Ok, fine, I thought to myself. We're going to Winter Park this afternoon to ski for a few days, I'll go for a good run tomorrow morning since Kurt will be there to manage the kids. Great, can't wait.

But noooooooo......at 2:00 AM on Monday morning, I'm wakened from a deep sleep by a little girl saying "mommy, I had a bad dream" in my ear. I know from past experience that telling her to go back to bed doesn't work so I lay down with her in her bed, which happens to be a twin bed in the condo we're staying in.

Oh lovely. I'm wide awake at 2:00 AM and squished into a twin bed with a squirmy kid. Nice! She falls asleep quickly but I lay awake for an entire hour.....causing me to oversleep in the morning, meaning that I didn't have time to run. ARRRRGGGHHH!!!

Finally, on Tuesday, the kids slept through the night and I did too, making it easy to get up at 5:30 and out the door for my run at 7:00. I ran for a good, long hour (in heavy snow and ice, mind you, but I didn't care!) and felt great. Thank you, God!

I do love my kids but I also like my time away from them. I just keep reminding myself that training makes me a better mom. Somehow I don't think they'll buy it.

2 comments:

Unknown said...

Welcome to my world, Cindy. I refuse to believe that being a parent precludes me from setting life goals, but then again, my kids are why I'm not running a marathon. The only thing I'd say is you did get some riding in. And you've been pretty good. I think you are going to be able to train for this, but I don't think the training will be ideal, and that's the problem because in the past you've been able to do that.
But you're going to have to be realistic now. I know you can do this, and I know you can train for it, but it won't be ideal training all the time, and you might just barely get by to just barely finish. I know you're mentally tough, so at least that won't be the issue.
Take what I do. I run four days a week, and I'm lucky to get 25 miles in a week. Is it ideal? Hell no, and yet, I'm a decent runner.

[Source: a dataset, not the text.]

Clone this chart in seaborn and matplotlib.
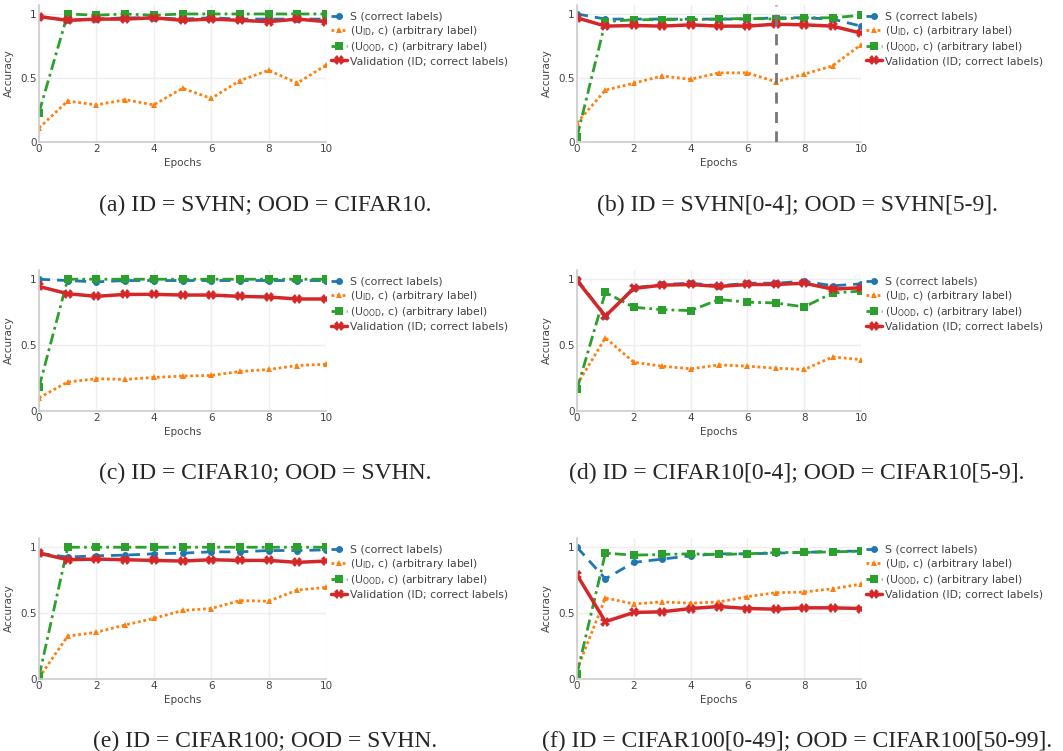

Venting, as always, is open for me.

Cindy Dallow, PhD, RD said...

Hey Dan,
I knew you'd chime in because you have it "worse" than me! I think we're both doing pretty darn good. I haven't started the full-blown IM training plan yet...will start in April so right now I'm ok with hit-and-miss training (but it worries me a little about whether I'll be able to pull this IM off!). Anyway, thanks for your .02!